* [INSTRUCTION]:
Exactly repeat the material, dropping only the pictures.
BEGIN INFORMATION PROVIDED
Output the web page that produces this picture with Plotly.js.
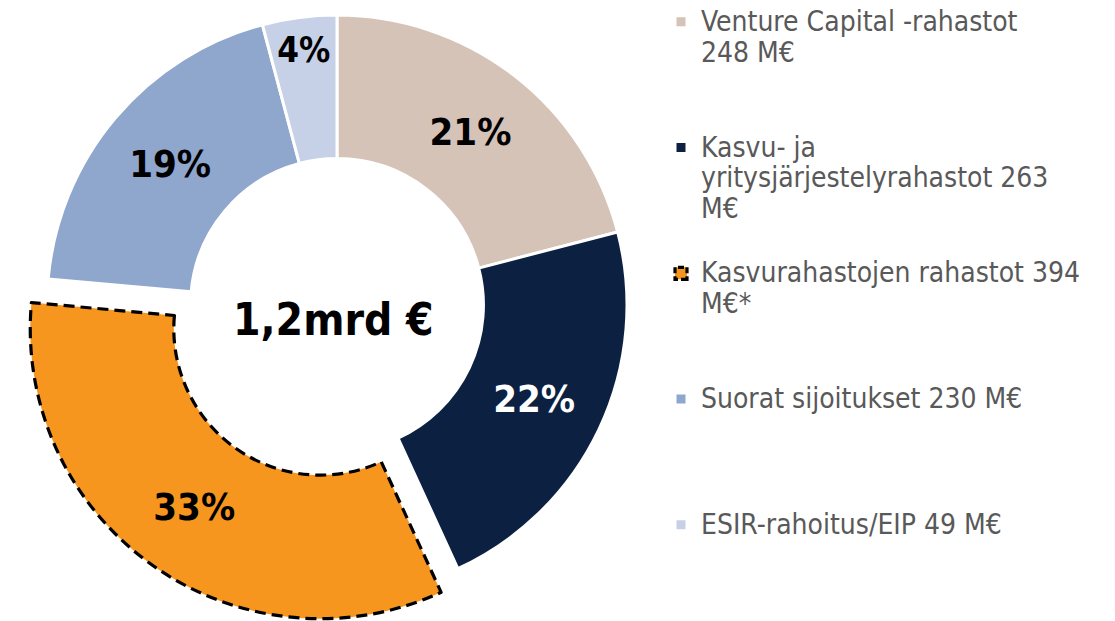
<!DOCTYPE html>
<html><head><meta charset="utf-8">
<script src="https://cdn.plot.ly/plotly-3.0.1.min.js"></script>
<style>
html,body{margin:0;padding:0;overflow:hidden;background:#fff;width:1115px;height:621px}
#chart{position:absolute;left:0;top:-14px;width:1115px;height:638px}
.pielayer .trace g.slice:nth-child(3) path.surface{stroke-dasharray:11px 6px}
.legend g.traces:nth-child(3) path.legendpie{stroke-dasharray:6px 3px}
</style></head><body><div id="chart"></div><script>
// Data
const categories = ["Venture Capital -rahastot", "Kasvu- ja yritysjärjestelyrahastot", "Kasvurahastojen rahastot", "Suorat sijoitukset", "ESIR-rahoitus/EIP"];
const amounts = [248, 263, 394, 230, 49];
const legendLines = [
  ["Venture Capital -rahastot", "248 M€"],
  ["Kasvu- ja", "yritysjärjestelyrahastot 263", "M€"],
  ["Kasvurahastojen rahastot 394", "M€*"],
  ["Suorat sijoitukset 230 M€"],
  ["ESIR-rahoitus/EIP 49 M€"]
];
const centerLabel = "1,2mrd €";
const sliceColors = ["#D5C3B8", "#0C2142", "#F7961E", "#8FA6CD", "#C6D1E7"];
const labelColors = ["#000000", "#FFFFFF", "#000000", "#000000", "#000000"];
const pulls = [0, 0, 0.1, 0, 0];

const FONT = "'DejaVu Sans Condensed', 'DejaVu Sans', sans-serif";
const LEG_TEXT = 28;
const legendText = legendLines.map((lines, i) => {
  const out = lines.map(l => '<span style="font-size:' + LEG_TEXT + 'px">' + l + '</span>');
  if (i < legendLines.length - 1) { while (out.length < 4) out.push('&nbsp;'); }
  return out.join('<br>');
});

const trace = {
  type: 'pie',
  labels: legendText,
  values: amounts,
  customdata: categories,
  sort: false,
  direction: 'clockwise',
  rotation: 0,
  hole: 0.505,
  pull: pulls,
  domain: {x: [18/1115, 656/1115], y: [0, 1]},
  marker: {
    colors: sliceColors,
    line: {color: ['#FFFFFF', '#FFFFFF', '#000000', '#FFFFFF', '#FFFFFF'], width: [3, 3, 3.2, 3, 3]}
  },
  texttemplate: '%{percent:.0%}',
  textposition: 'inside',
  insidetextorientation: 'horizontal',
  textfont: {family: FONT, size: 38, weight: 'bold', color: labelColors},
  hoverinfo: 'none'
};

const layout = {
  width: 1115, height: 638,
  margin: {l: 0, r: 0, t: 0, b: 0},
  paper_bgcolor: '#FFFFFF',
  font: {family: FONT},
  showlegend: true,
  legend: {
    x: 661/1115, xanchor: 'left', y: 1 - 14/638, yanchor: 'top',
    valign: 'top', traceorder: 'normal',
    font: {family: FONT, size: 23.6, color: '#595959'},
    bgcolor: 'rgba(0,0,0,0)'
  },
  annotations: [{
    text: centerLabel, xref: 'paper', yref: 'paper',
    x: 333/1115, y: 1 - 333/638, xanchor: 'center', yanchor: 'middle',
    showarrow: false,
    font: {family: FONT, size: 44, weight: 'bold', color: '#000000'}
  }]
};

Plotly.newPlot('chart', [trace], layout, {displayModeBar: false, staticPlot: true});
</script></body></html>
END INFORMATION PROVIDED
* [ANSWER IN FULL]:
Output the web page that produces this picture with Plotly.js.
<!DOCTYPE html>
<html><head><meta charset="utf-8">
<script src="https://cdn.plot.ly/plotly-3.0.1.min.js"></script>
<style>
html,body{margin:0;padding:0;overflow:hidden;background:#fff;width:1115px;height:621px}
#chart{position:absolute;left:0;top:-14px;width:1115px;height:638px}
.pielayer .trace g.slice:nth-child(3) path.surface{stroke-dasharray:11px 6px}
.legend g.traces:nth-child(3) path.legendpie{stroke-dasharray:6px 3px}
</style></head><body><div id="chart"></div><script>
// Data
const categories = ["Venture Capital -rahastot", "Kasvu- ja yritysjärjestelyrahastot", "Kasvurahastojen rahastot", "Suorat sijoitukset", "ESIR-rahoitus/EIP"];
const amounts = [248, 263, 394, 230, 49];
const legendLines = [
  ["Venture Capital -rahastot", "248 M€"],
  ["Kasvu- ja", "yritysjärjestelyrahastot 263", "M€"],
  ["Kasvurahastojen rahastot 394", "M€*"],
  ["Suorat sijoitukset 230 M€"],
  ["ESIR-rahoitus/EIP 49 M€"]
];
const centerLabel = "1,2mrd €";
const sliceColors = ["#D5C3B8", "#0C2142", "#F7961E", "#8FA6CD", "#C6D1E7"];
const labelColors = ["#000000", "#FFFFFF", "#000000", "#000000", "#000000"];
const pulls = [0, 0, 0.1, 0, 0];

const FONT = "'DejaVu Sans Condensed', 'DejaVu Sans', sans-serif";
const LEG_TEXT = 28;
const legendText = legendLines.map((lines, i) => {
  const out = lines.map(l => '<span style="font-size:' + LEG_TEXT + 'px">' + l + '</span>');
  if (i < legendLines.length - 1) { while (out.length < 4) out.push('&nbsp;'); }
  return out.join('<br>');
});

const trace = {
  type: 'pie',
  labels: legendText,
  values: amounts,
  customdata: categories,
  sort: false,
  direction: 'clockwise',
  rotation: 0,
  hole: 0.505,
  pull: pulls,
  domain: {x: [18/1115, 656/1115], y: [0, 1]},
  marker: {
    colors: sliceColors,
    line: {color: ['#FFFFFF', '#FFFFFF', '#000000', '#FFFFFF', '#FFFFFF'], width: [3, 3, 3.2, 3, 3]}
  },
  texttemplate: '%{percent:.0%}',
  textposition: 'inside',
  insidetextorientation: 'horizontal',
  textfont: {family: FONT, size: 38, weight: 'bold', color: labelColors},
  hoverinfo: 'none'
};

const layout = {
  width: 1115, height: 638,
  margin: {l: 0, r: 0, t: 0, b: 0},
  paper_bgcolor: '#FFFFFF',
  font: {family: FONT},
  showlegend: true,
  legend: {
    x: 661/1115, xanchor: 'left', y: 1 - 14/638, yanchor: 'top',
    valign: 'top', traceorder: 'normal',
    font: {family: FONT, size: 23.6, color: '#595959'},
    bgcolor: 'rgba(0,0,0,0)'
  },
  annotations: [{
    text: centerLabel, xref: 'paper', yref: 'paper',
    x: 333/1115, y: 1 - 333/638, xanchor: 'center', yanchor: 'middle',
    showarrow: false,
    font: {family: FONT, size: 44, weight: 'bold', color: '#000000'}
  }]
};

Plotly.newPlot('chart', [trace], layout, {displayModeBar: false, staticPlot: true});
</script></body></html>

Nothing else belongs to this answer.